Can you list ten of these problems if there are a lot of them?

1 comments

Sure:

- consensus

- distributed computation

- statefulness

- peer to peer identity

- peer to peer reputation of nodes

- resistance against many classic failure modes (e.g. Sybil attacks)

- peer to peer source of truth (e.g. Namecoin/DNScoin)

- verifiable code execution (smart contracts)

- immutability/ tamper proof

- and (obviously) peer to peer payments

Granted, some of these overlap with each other, but the point still stands.

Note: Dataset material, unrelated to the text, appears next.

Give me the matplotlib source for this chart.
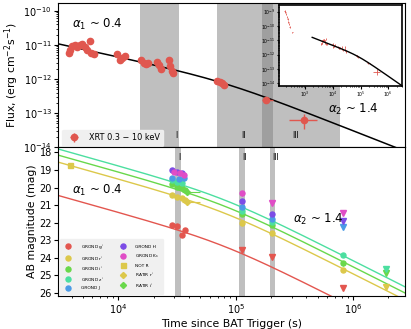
import numpy as np
import matplotlib
matplotlib.use('Agg')
import matplotlib.pyplot as plt

# ---------------- X-ray data (XRT 0.3-10 keV) ----------------
xrt_t = [3780, 3900, 4040, 4250, 4450, 4660, 4910, 5170, 5420, 5700, 5780, 6160,
         9750, 10400, 10750, 11470,
         15700, 16400, 17200, 17900,
         21300, 22000, 23200,
         27200, 27700, 28600, 29000,
         69200, 72800, 76300, 79800,
         180700, 385000]
xrt_f = [5.9e-12, 6.9e-12, 9.3e-12, 1.0e-11, 8.7e-12, 1.0e-11, 1.05e-11, 8.7e-12, 6.9e-12, 1.32e-11, 5.9e-12, 5.5e-12,
         5.5e-12, 3.5e-12, 4.2e-12, 4.7e-12,
         3.5e-12, 2.95e-12, 2.8e-12, 2.95e-12,
         3.2e-12, 2.6e-12, 2.0e-12,
         3.5e-12, 2.35e-12, 1.75e-12, 1.5e-12,
         8.7e-13, 8.1e-13, 7.8e-13, 6.6e-13,
         2.46e-13, 6.3e-14]
xrt_t_lo = [150] * 31 + [13700, 99000]
xrt_t_hi = [150] * 31 + [29300, 106000]
xrt_f_rel = [0.15] * 31 + [0.15, 0.45]

# early (steep decay) points shown only in the inset
early_t = [185, 195, 205, 220, 235, 250, 265, 280, 350]
early_f = [1.2e-9, 9.0e-10, 6.5e-10, 4.5e-10, 3.0e-10, 2.0e-10, 1.4e-10, 9.0e-11, 3.5e-11]

# smoothly broken power-law model parameters
xr_norm = 10 ** -12.03
t_break = 10 ** 4.9
alpha1 = 0.75
alpha2 = 1.35
smooth = 3.0
model_tmin, model_tmax = 1800, 3.0e6

# optical model normalisations (mag at break)
opt_m0 = {'g': 23.1, 'r': 21.2, 'i': 20.8, 'z': 20.45}

# ---------------- Optical/NIR data ----------------
g_t = [28650, 31600, 34850, 37150]
g_m = [22.14, 22.18, 22.71, 22.43]
g_ul_t = [114300, 205600, 826000]
g_ul_m = [23.57, 23.95, 25.75]

r_t = [28650, 31600, 34850, 37150, 114300, 205600, 826000]
r_m = [20.43, 20.53, 20.62, 20.72, 22.05, 22.62, 24.70]
r_ul_t = [1.9e6]
r_ul_m = [25.66]

i_t = [28650, 31600, 34850, 37150, 114300, 205600, 826000]
i_m = [19.77, 19.96, 20.05, 20.15, 21.52, 22.14, 24.33]
i_ul_t = [1.9e6]
i_ul_m = [24.86]

z_t = [28650, 31600, 34850, 114300, 205600, 826000]
z_m = [19.58, 19.67, 19.73, 21.33, 21.98, 23.85]
z_ul_t = [1.9e6]
z_ul_m = [24.67]

J_t = [28650, 33000, 36000, 114300, 205600]
J_m = [19.48, 19.54, 19.48, 21.13, 21.82]
J_ul_t = [826000]
J_ul_m = [22.27]

H_t = [28650, 31600, 34850, 114300, 205600]
H_m = [19.00, 19.10, 19.16, 20.76, 21.52]
H_ul_t = [826000]
H_ul_m = [21.90]

K_t = [29500, 33600, 36000, 114300]
K_m = [19.10, 19.16, 19.29, 20.34]
K_ul_t = [205600, 826000]
K_ul_m = [20.90, 21.48]

not_t = [3900]
not_m = [18.72]

ratir_r_t = [38500]
ratir_r_m = [20.81]
ratir_i_t = [38500]
ratir_i_m = [20.24]
ratir_t_lo = [3500]
ratir_t_hi = [11500]

# shaded epochs
xr_bands = [(15400, 33000), (69200, 209000), (168000, 777000)]
opt_bands = [(30300, 34000), (107000, 121000), (197000, 217000)]

col = {'g': '#e3564f', 'r': '#dcc84a', 'i': '#69d84b', 'z': '#4cdfa0',
       'J': '#4b9be6', 'H': '#7c4ce6', 'K': '#e04dc6'}
xr_col = '#e0574f'


def sbpl(t):
    x = np.asarray(t) / t_break
    return (x ** (alpha1 * smooth) + x ** (alpha2 * smooth)) ** (-1.0 / smooth)


plt.rcParams['font.family'] = 'DejaVu Sans'
plt.rcParams['xtick.major.size'] = 2.6
plt.rcParams['ytick.major.size'] = 2.6
plt.rcParams['xtick.minor.size'] = 1.5
plt.rcParams['ytick.minor.size'] = 1.5
plt.rcParams['xtick.major.pad'] = 1.8
plt.rcParams['ytick.major.pad'] = 1.8
plt.rcParams['xtick.minor.pad'] = 1.8
plt.rcParams['ytick.minor.pad'] = 1.8

fig = plt.figure(figsize=(4.11, 3.29), dpi=100)
gs = fig.add_gridspec(2, 1, left=0.141, right=0.985, top=0.99, bottom=0.1,
                      hspace=0, height_ratios=[144, 149])
ax1 = fig.add_subplot(gs[0])
ax2 = fig.add_subplot(gs[1], sharex=ax1)

tgrid = np.logspace(np.log10(model_tmin), np.log10(model_tmax), 400)

# ---------- top panel ----------
for a, b in xr_bands:
    ax1.axvspan(a, b, color='gray', alpha=0.5, lw=0, zorder=0)
ax1.plot(tgrid, xr_norm * sbpl(tgrid), color='black', lw=1.1, zorder=2)
xf = np.array(xrt_f)
ax1.errorbar(xrt_t, xrt_f, xerr=[xrt_t_lo, xrt_t_hi],
             yerr=xf * np.array(xrt_f_rel), fmt='o', color=xr_col, ms=4.5,
             elinewidth=1, capsize=0, zorder=3, label='XRT 0.3 − 10 keV')
ax1.set_xscale('log')
ax1.set_yscale('log')
ax1.set_xlim(3050, 2.77e6)
ax1.set_ylim(1e-14, 1.65e-10)
ax1.set_ylabel('Flux, (erg cm$^{-2}$s$^{-1}$)', fontsize=7.8, labelpad=2)
ax1.tick_params(labelsize=7, labelbottom=False)
ax1.text(4050, 4.0e-11, r'$\alpha_1$ ~ 0.4', fontsize=8.5, va='center')
ax1.text(612000, 1.26e-13, r'$\alpha_2$ ~ 1.4', fontsize=8.5, va='center')
for x, s in [(31200, 'I'), (116000, 'II'), (327000, 'III')]:
    ax1.text(x, 2.2e-14, s, fontsize=5.5, ha='center', va='center')
leg = ax1.legend(loc='lower left', fontsize=5.9, frameon=True, borderpad=0.45,
                 handletextpad=0.8, bbox_to_anchor=(0.0, -0.02))
leg.get_frame().set_facecolor('#f0f0f0')
leg.get_frame().set_edgecolor('#f0f0f0')
leg.get_frame().set_alpha(0.95)

# inset
axin = fig.add_axes([0.68, 0.739, 0.299, 0.245])
axin.errorbar(early_t, early_f, yerr=np.array(early_f) * 0.15, xerr=np.array(early_t) * 0.03,
              fmt='none', color=xr_col, elinewidth=0.6)
axin.errorbar(xrt_t, xrt_f, xerr=[xrt_t_lo, xrt_t_hi], yerr=xf * np.array(xrt_f_rel),
              fmt='none', color=xr_col, elinewidth=0.6)
axin.plot(tgrid, xr_norm * sbpl(tgrid), color='black', lw=1.0)
axin.set_xscale('log')
axin.set_yscale('log')
axin.set_xlim(119, 3.2e6)
axin.set_ylim(6.5e-15, 2.8e-9)
axin.tick_params(labelsize=3.3, length=1.8, pad=1)
axin.tick_params(which='minor', length=1)
for s in axin.spines.values():
    s.set_linewidth(1.2)

# ---------- bottom panel ----------
for a, b in opt_bands:
    ax2.axvspan(a, b, color='gray', alpha=0.5, lw=0, zorder=0)
for band in ['g', 'r', 'i', 'z']:
    ax2.plot(tgrid, opt_m0[band] - 2.5 * np.log10(sbpl(tgrid)), color=col[band], lw=1.0, zorder=1)

ms = 3.6
series = [('g', g_t, g_m, g_ul_t, g_ul_m, "GROND g$'$"),
          ('r', r_t, r_m, r_ul_t, r_ul_m, "GROND r$'$"),
          ('i', i_t, i_m, i_ul_t, i_ul_m, "GROND i$'$"),
          ('z', z_t, z_m, z_ul_t, z_ul_m, "GROND z$'$"),
          ('J', J_t, J_m, J_ul_t, J_ul_m, 'GROND J'),
          ('H', H_t, H_m, H_ul_t, H_ul_m, 'GROND H'),
          ('K', K_t, K_m, K_ul_t, K_ul_m, 'GROND K$_s$')]
handles = []
for band, t, m, ut, um, lab in series:
    h = ax2.errorbar(t, m, yerr=0.12, xerr=np.array(t) * 0.02, fmt='o', color=col[band],
                     ms=ms, elinewidth=0.8, capsize=0, zorder=3, label=lab)
    ax2.plot(ut, um, 'v', color=col[band], ms=ms + 0.5, zorder=3)
    handles.append(h)
h = ax2.errorbar(not_t, not_m, yerr=0.08, fmt='s', color=col['r'], ms=ms, elinewidth=0.8,
                 capsize=0, zorder=3, label='NOT R')
handles.append(h)
h = ax2.errorbar(ratir_r_t, ratir_r_m, xerr=[ratir_t_lo, ratir_t_hi], yerr=0.15, fmt='D',
                 color=col['r'], ms=ms - 0.5, elinewidth=0.8, capsize=0, zorder=3, label="RATIR r$'$")
handles.append(h)
h = ax2.errorbar(ratir_i_t, ratir_i_m, xerr=[ratir_t_lo, ratir_t_hi], yerr=0.15, fmt='D',
                 color=col['i'], ms=ms - 0.5, elinewidth=0.8, capsize=0, zorder=3, label="RATIR i$'$")
handles.append(h)

ax2.set_ylim(26.19, 17.7)
ax2.set_yticks(range(18, 27))
ax2.set_ylabel('AB magnitude (mag)', fontsize=7.8, labelpad=2)
ax2.set_xlabel('Time since BAT Trigger (s)', fontsize=7.8, labelpad=2)
ax2.tick_params(labelsize=7)
ax2.text(4000, 20.15, r'$\alpha_1$ ~ 0.4', fontsize=8.5, va='center')
ax2.text(307000, 21.8, r'$\alpha_2$ ~ 1.4', fontsize=8.5, va='center')
for x, s in [(33000, 'I'), (118000, 'II'), (221000, 'III')]:
    ax2.text(x, 18.27, s, fontsize=5.5, ha='center', va='center')
leg2 = ax2.legend(handles=handles, loc='lower left', ncol=2, fontsize=3.2, frameon=True,
                  borderpad=0.8, handletextpad=1.8, columnspacing=3.2, labelspacing=0.8,
                  handlelength=2.0, bbox_to_anchor=(0.0, 0.0))
leg2.get_frame().set_facecolor('#f0f0f0')
leg2.get_frame().set_edgecolor('#f0f0f0')
leg2.get_frame().set_alpha(0.95)

fig.savefig('out.png', dpi=100)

The pearl clutching over cryptocurrency seems extremely inauthentic when you consider the vast sums of energy tech giants expend to target us with ads.

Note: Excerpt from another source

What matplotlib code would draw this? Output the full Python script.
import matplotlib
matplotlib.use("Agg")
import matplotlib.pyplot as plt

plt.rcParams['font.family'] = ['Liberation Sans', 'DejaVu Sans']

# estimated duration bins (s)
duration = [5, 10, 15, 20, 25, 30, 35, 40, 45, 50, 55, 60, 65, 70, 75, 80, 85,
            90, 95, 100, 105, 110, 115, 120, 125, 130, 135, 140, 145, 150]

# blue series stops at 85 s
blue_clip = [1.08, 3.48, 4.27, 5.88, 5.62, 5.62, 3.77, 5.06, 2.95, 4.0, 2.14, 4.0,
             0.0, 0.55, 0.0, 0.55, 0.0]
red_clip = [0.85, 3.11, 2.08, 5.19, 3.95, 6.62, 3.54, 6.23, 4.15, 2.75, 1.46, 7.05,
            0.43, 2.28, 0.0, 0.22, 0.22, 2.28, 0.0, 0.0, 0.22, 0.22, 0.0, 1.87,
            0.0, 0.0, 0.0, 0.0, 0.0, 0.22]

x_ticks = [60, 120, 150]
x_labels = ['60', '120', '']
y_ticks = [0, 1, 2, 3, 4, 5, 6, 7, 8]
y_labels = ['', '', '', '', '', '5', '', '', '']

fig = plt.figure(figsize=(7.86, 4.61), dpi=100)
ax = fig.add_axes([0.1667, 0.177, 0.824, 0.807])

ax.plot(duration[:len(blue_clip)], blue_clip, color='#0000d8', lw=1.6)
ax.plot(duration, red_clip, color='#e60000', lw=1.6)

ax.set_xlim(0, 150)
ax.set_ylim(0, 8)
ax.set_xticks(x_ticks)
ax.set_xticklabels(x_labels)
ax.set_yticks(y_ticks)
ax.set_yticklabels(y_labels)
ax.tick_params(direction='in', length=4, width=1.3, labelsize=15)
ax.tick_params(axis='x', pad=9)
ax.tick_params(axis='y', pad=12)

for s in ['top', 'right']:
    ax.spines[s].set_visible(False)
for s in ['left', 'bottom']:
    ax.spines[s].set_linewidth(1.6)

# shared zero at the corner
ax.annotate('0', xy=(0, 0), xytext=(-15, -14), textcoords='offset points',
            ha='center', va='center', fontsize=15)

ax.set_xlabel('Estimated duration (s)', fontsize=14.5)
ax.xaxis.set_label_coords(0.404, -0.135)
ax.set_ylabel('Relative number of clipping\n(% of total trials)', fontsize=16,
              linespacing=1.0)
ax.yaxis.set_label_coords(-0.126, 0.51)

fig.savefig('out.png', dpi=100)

> The pearl clutching over cryptocurrency seems extremely inauthentic when you consider the vast sums of energy tech giants expend to target us with ads.

The amount of energy they expend on ads is dwarfed by the amount of energy spent on doing the amount of "distributed computation" that can be run on a Raspberry Pi ten times over.

Most of the problems that this "breakthrough" supposedly solves are solved either extremely poorly, inefficiently, or not at all.

And the reason is simple. Blockchain is a distributed append-only log with an extremely inefficient and expensive way to append logs to it. And that's it. Anything else you ascribe to this breakthrough is wishful thinking.

Excuse me? The only concept blockchain introduced was a distributed ledger. Most of those advantages you listed were already present in distributed computing way before blockchain paper was out, it's what blockchain was based on, not what it brought about. Distributed databases like Cassandra were using those even before bitcoin, please educate yourself before spreading misinformation.